**Task directions**
Pictures excluded, return the lines below from the first through the line holding "450, 450, 450]".

##### Source data #####

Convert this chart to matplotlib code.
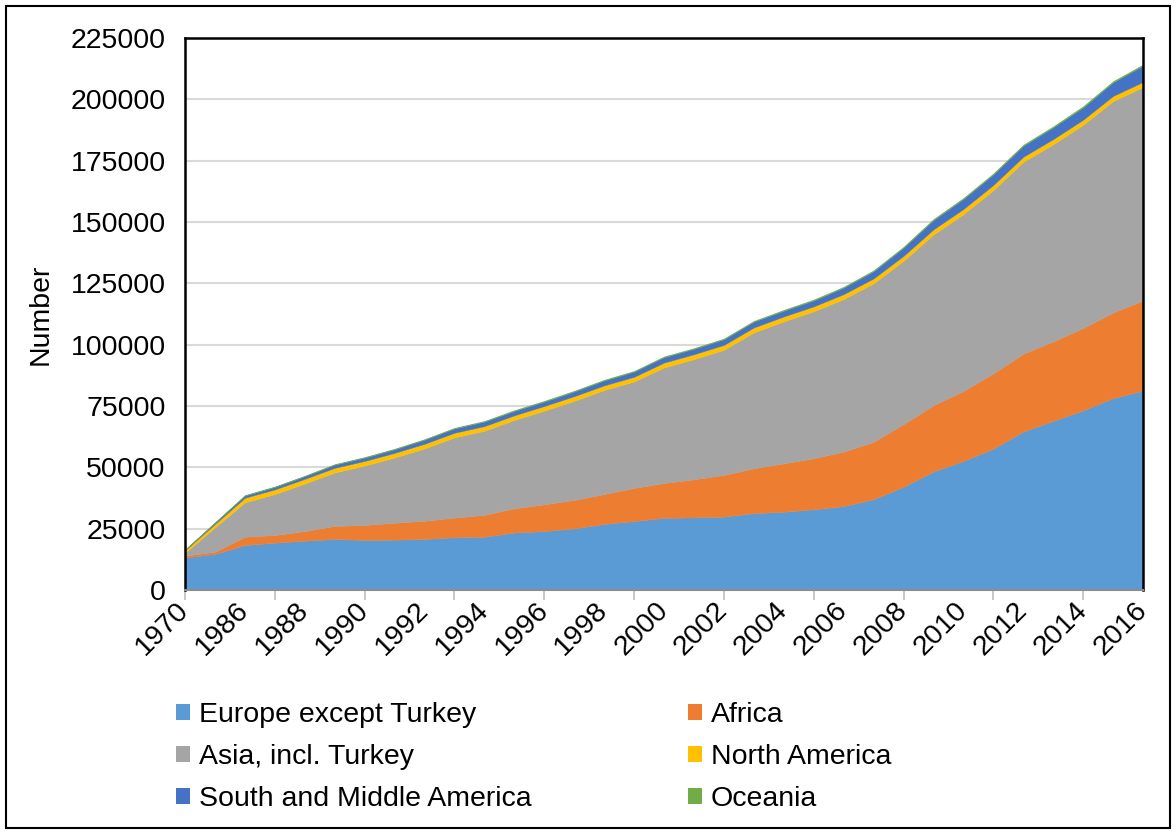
import matplotlib
matplotlib.use("Agg")
import matplotlib.pyplot as plt
from matplotlib.patches import Patch, Rectangle

plt.rcParams['font.family'] = ['Liberation Sans', 'DejaVu Sans']

# categories on the x axis (only every other one is labelled)
years = ['1970', '1985'] + [str(y) for y in range(1986, 2017)]

europe = [13200, 14700, 18300, 19300, 20100, 20800, 20400, 20500, 20800, 21500,
          21700, 23400, 24000, 25100, 26900, 28100, 29400, 29600, 29900, 31300,
          31900, 32900, 34200, 37000, 42100, 48300, 52600, 57600, 64600, 68900,
          73200, 78200, 81300]
africa = [800, 900, 3400, 3100, 3900, 5300, 6100, 6900, 7400, 8000,
          8900, 9900, 10900, 11600, 12200, 13500, 14200, 15500, 17000, 18300,
          19700, 20800, 22200, 23400, 25500, 27000, 28500, 30700, 31700, 32400,
          33600, 34900, 36700]
asia = [1200, 9900, 14000, 16700, 19400, 21800, 24200, 26600, 29500, 32700,
        34300, 36000, 38200, 40400, 42400, 43400, 47100, 49000, 51000, 55400,
        57900, 59900, 62200, 64600, 66600, 69600, 72100, 74700, 78200, 80400,
        82800, 86200, 87000]
north_america = [1000, 1400, 1900, 1900, 1900, 1900, 1900, 1900, 1900, 1900,
                 1900, 1900, 1900, 1900, 1900, 1900, 2000, 2000, 2000, 2000,
                 2000, 2000, 2000, 2000, 2000, 2100, 2100, 2100, 2100, 2100,
                 2100, 2100, 2100]
south_middle_america = [200, 550, 900, 1000, 1100, 1300, 1350, 1450, 1650, 1750,
                        1850, 1800, 1800, 1900, 2000, 2100, 2200, 2200, 2300, 2400,
                        2350, 2450, 2650, 2950, 3350, 3800, 4100, 4300, 4500, 4800,
                        5050, 5550, 6650]
oceania = [100, 150, 200, 200, 200, 200, 250, 250, 250, 250,
           250, 300, 300, 300, 300, 300, 300, 300, 300, 300,
           350, 350, 350, 350, 350, 400, 400, 400, 400, 400,
           450, 450, 450]

labels = ['Europe except Turkey', 'Africa', 'Asia, incl. Turkey',
          'North America', 'South and Middle America', 'Oceania']
colors = ['#5B9BD5', '#ED7D31', '#A5A5A5', '#FFC000', '#4472C4', '#70AD47']
fs = 20.5

fig = plt.figure(figsize=(11.76, 8.32), dpi=100)
ax = fig.add_axes([185/1176, 1-590/832, (1143-185)/1176, (590-38)/832])

x = list(range(len(years)))
polys = ax.stackplot(x, europe, africa, asia, north_america, south_middle_america, oceania,
                     colors=colors, labels=labels, zorder=2)
for p, c in zip(polys, colors):
    p.set_edgecolor(c)
    p.set_linewidth(0.3)

ax.set_xlim(0, len(years)-1)
ax.set_ylim(0, 225000)
ax.set_yticks(range(0, 225001, 25000))
ax.set_yticklabels([str(v) for v in range(0, 225001, 25000)], fontsize=fs)
ax.tick_params(axis='y', length=0, pad=14)
ax.yaxis.grid(True, color='#D9D9D9', linewidth=1.5, zorder=0)
ax.set_axisbelow(True)

# tick marks every 3 categories, labels every 2
ax.xaxis.remove_overlapping_locs = False
ax.set_xticks(range(0, len(years), 3))
ax.set_xticklabels([])
ax.tick_params(axis='x', which='major', length=7, color='#BFBFBF', width=1.2)
ax.set_xticks(range(0, len(years), 2), minor=True)
ax.set_xticklabels(years[::2], minor=True, rotation=45, ha='right', va='center',
                   rotation_mode='anchor', fontsize=fs)
ax.tick_params(axis='x', which='minor', length=0, pad=12)

for side in ['top', 'left', 'right']:
    ax.spines[side].set_color('black')
    ax.spines[side].set_linewidth(1.8)
ax.spines['bottom'].set_color('#8C8C8C')
ax.spines['bottom'].set_linewidth(1.5)

ax.set_ylabel('Number', fontsize=fs, labelpad=12)

# legend filled row by row like the original: reorder for column-major fill
order = [0, 2, 4, 1, 3, 5]
handles = [Patch(facecolor=colors[i], edgecolor='none') for i in order]
fig.legend(handles, [labels[i] for i in order], loc='upper left',
           bbox_to_anchor=(162/1176, 1-688/832),
           ncol=2, frameon=False, fontsize=fs, handlelength=0.5, handleheight=0.5,
           handletextpad=0.3, columnspacing=5.5, labelspacing=0.56, borderpad=0)

fig.patches.append(Rectangle((6/1176, 4/832), 1164/1176, 822/832, transform=fig.transFigure,
                             fill=False, edgecolor='black', linewidth=1.5))

fig.savefig('out.png', dpi=100)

#####

**Answer below**
Convert this chart to matplotlib code.
import matplotlib
matplotlib.use("Agg")
import matplotlib.pyplot as plt
from matplotlib.patches import Patch, Rectangle

plt.rcParams['font.family'] = ['Liberation Sans', 'DejaVu Sans']

# categories on the x axis (only every other one is labelled)
years = ['1970', '1985'] + [str(y) for y in range(1986, 2017)]

europe = [13200, 14700, 18300, 19300, 20100, 20800, 20400, 20500, 20800, 21500,
          21700, 23400, 24000, 25100, 26900, 28100, 29400, 29600, 29900, 31300,
          31900, 32900, 34200, 37000, 42100, 48300, 52600, 57600, 64600, 68900,
          73200, 78200, 81300]
africa = [800, 900, 3400, 3100, 3900, 5300, 6100, 6900, 7400, 8000,
          8900, 9900, 10900, 11600, 12200, 13500, 14200, 15500, 17000, 18300,
          19700, 20800, 22200, 23400, 25500, 27000, 28500, 30700, 31700, 32400,
          33600, 34900, 36700]
asia = [1200, 9900, 14000, 16700, 19400, 21800, 24200, 26600, 29500, 32700,
        34300, 36000, 38200, 40400, 42400, 43400, 47100, 49000, 51000, 55400,
        57900, 59900, 62200, 64600, 66600, 69600, 72100, 74700, 78200, 80400,
        82800, 86200, 87000]
north_america = [1000, 1400, 1900, 1900, 1900, 1900, 1900, 1900, 1900, 1900,
                 1900, 1900, 1900, 1900, 1900, 1900, 2000, 2000, 2000, 2000,
                 2000, 2000, 2000, 2000, 2000, 2100, 2100, 2100, 2100, 2100,
                 2100, 2100, 2100]
south_middle_america = [200, 550, 900, 1000, 1100, 1300, 1350, 1450, 1650, 1750,
                        1850, 1800, 1800, 1900, 2000, 2100, 2200, 2200, 2300, 2400,
                        2350, 2450, 2650, 2950, 3350, 3800, 4100, 4300, 4500, 4800,
                        5050, 5550, 6650]
oceania = [100, 150, 200, 200, 200, 200, 250, 250, 250, 250,
           250, 300, 300, 300, 300, 300, 300, 300, 300, 300,
           350, 350, 350, 350, 350, 400, 400, 400, 400, 400,
           450, 450, 450]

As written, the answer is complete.